The issue of who bears the risk IS an important one. Which is why the public funding share ought to be much greater. But then the P-E opposes that too, so as with most other anti-HSR editorials, they’re throwing stuff against the wall to see what sticks.

But California cannot even afford the $9.95 billion bond measure from 2008, much less any extra costs. Repaying the state’s prodigious borrowing will soon consume 10 percent of the state’s general fund, and yearly debt payments could hit $10 billion — more than the state will spend on prisons or higher education this year. The state also faces years of annual budget deficits in the $20 billion range.

And yet the costs of doing nothing aren’t zero.
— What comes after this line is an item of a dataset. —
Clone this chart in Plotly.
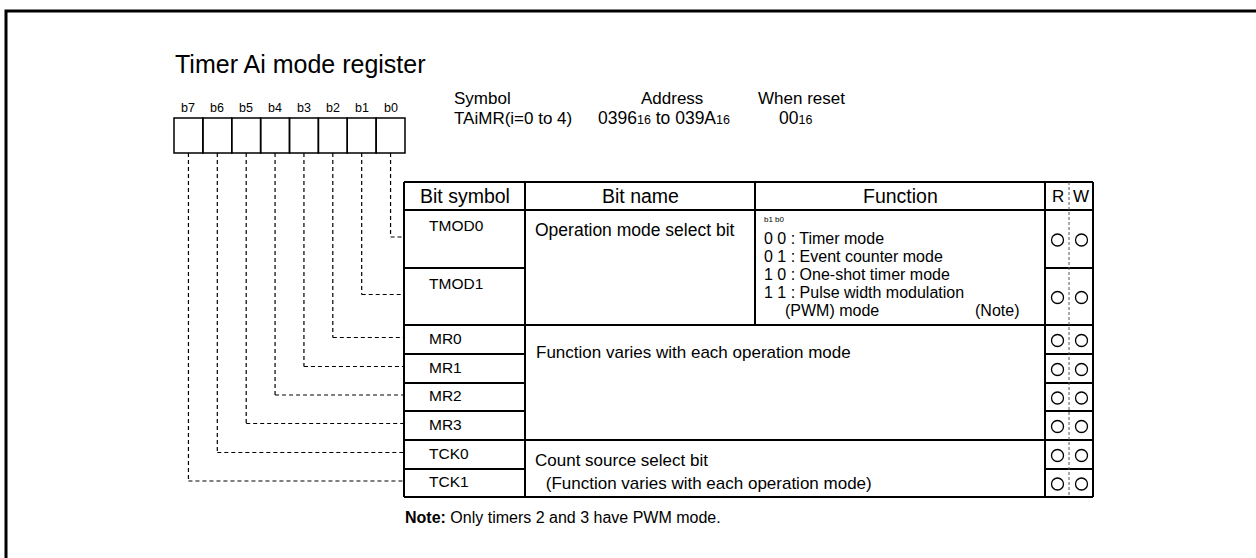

If we don’t spend $10 billion on HSR bonds, we may spend $80 to $160 billion on expanding freeways and airplanes – which in turn will force us to spend more money addressing the effects of all that carbon emitting. But then when you believe the status quo works just fine and can be extended indefinitely, as the P-E does, I guess you don’t have to worry about those costs.

And repaying the rail bond would cost the state nearly $20 billion over the next three decades, for a project whose purported benefits would only hit far in the future. Yet California cannot even handle its existing transportation network. The state has a $40 billion gap through 2018 in funding required to operate and maintain state highways.

The “purported benefits” include immediate job creation, which California desperately needs, more than anything else. We are not in a position to turn down all the new jobs HSR would create, not with a 12% unemployment rate. Ironically, that “gap” in funding is a function of the fact that state highways do not pay for themselves, never have, and have never been expected to do so. California either has to put up toll booths on every public road, or raise taxes to fund the maintenance.

Advocates claim that high-speed rail offers the right approach for the future. Perhaps. But in the present, California has limited funds and huge demands for public investment — and far more crucial needs than faster trains.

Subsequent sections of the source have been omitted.